Comoros (Security threat level – 3): On 29 March 2019, the U.S. Department of State upgraded its Travel Advisory for Comoros to a Level 3 (“Reconsider Travel”) from a Level 2 (“Exercises Increased Caution”) due to civil unrest. The updated travel advisory reads in part as follows:

  • “Reconsider travel to The Union of the Comoros due to civil unrest.
  • “Comoros is experiencing civil and political unrest, including armed conflict, roadblocks, and protests following a contested election. Comorian officials have responded to demonstrations with force. Travel services into, out of, and within the Comoros may be disrupted without notice. U.S. government personnel under Chief of Mission authority have been temporarily relocated off Comoros.
  • “The U.S. government has limited ability to provide emergency services to U.S. citizens in the Union of the Comoros. U.S. citizens in the Comoros must contact the U.S. Embassy in Antananarivo for consular assistance.”
  • Guatemala (Security threat level – 4): On 29 March 2019, the U.S. Embassy in Guatemala City issued a Security Alert, which reads in part as follows:

  • “As a precaution, official approval is required for U.S. Embassy personnel to travel to the Huehuetenango and San Marcos Departments due to on-going security concerns. Embassy operations continue as normal.”
  • Honduras (Security threat level – 4): On 29 March 2019, the U.S. Embassy in Tegucigalpa issued a Health Alert, which reads in part as follows:

  • “Location: Throughout Honduras, with the highest risk in the Cortés Department.
  • “Event: The Honduras Ministry of Health has reported a significant increase in dengue fever and severe dengue fever compared to 2018.”
  • Mexico (Security threat level – 4): On 29 March 2019, the U.S. Embassy in Mexico City issued a Natural Disaster Alert, which reads in part as follows:

  • “Location: Mexico City and States of Puebla and Morelos
  • “Event: Popocatepetl Volcano, located between the Mexican states of Puebla and Morelos, has registered significant increased activity in recent days, including discharges of water and volcanic vapor, ash, and magma causing grassland fires on the volcano’s slopes and nearby locations.
  • “A Volcano Watch is in effect and Mexico’s National Center of Disaster Prevention (CENAPRED) has issued a Yellow Alert Level 3 advising those in the affected areas to be alert and prepare for a possible evacuation. CENAPRED also warns against approaching the volcano, especially the crater.
  • “Affected areas according to CENAPRED include Santa Cruz, Atlixco, San Pedro, San Andres and Santa Isabel Cholula, San Pedro Benito Juarez, and other municipalities in the state of Puebla, as well as Hueyapan, Tetela del Volcan and other municipalities in the state of Morelos. Locations in the state of Mexico and Mexico City could experience light ash-falls.”
  • Solomon Islands (Security threat level – 2): On 1 April 2019, the U.S. Embassy in Port Moresby issued a Security Alert, which reads in part as follows:

  • “Location: Solomon Islands in general, but these areas in particular:
  • Fateleka (north Malaita)
  • Malu (north Malaita)
  • Gizo (Western province)
  • West Honiara
  • Central Guadalcanal – Hells Point
  • “Event: National Elections will be held in the Solomon Islands on Wednesday, April 3rd, and there will be 1040 polling booths throughout the country. It will take between 3 days to 2 weeks to declare the winners in each constituency. Violence between the various political parties has been known to break out on both Election Day, and during the vote counting period afterwards.”

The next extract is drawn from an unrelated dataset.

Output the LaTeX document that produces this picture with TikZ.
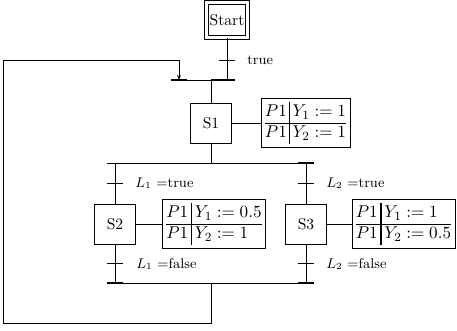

  • Security threat levels range from 1 (Very Low) to 5 (Very High) and are determined using a comprehensive system that utilizes both qualitative and quantitative analysis. The primary factors used to determine a location’s security threat level are Armed Conflict, Crime, Demonstrations/Strikes, Ethnic/Sectarian Tensions, Graft/Corruption, Kidnapping, Political Instability, Government Restriction and Terrorism.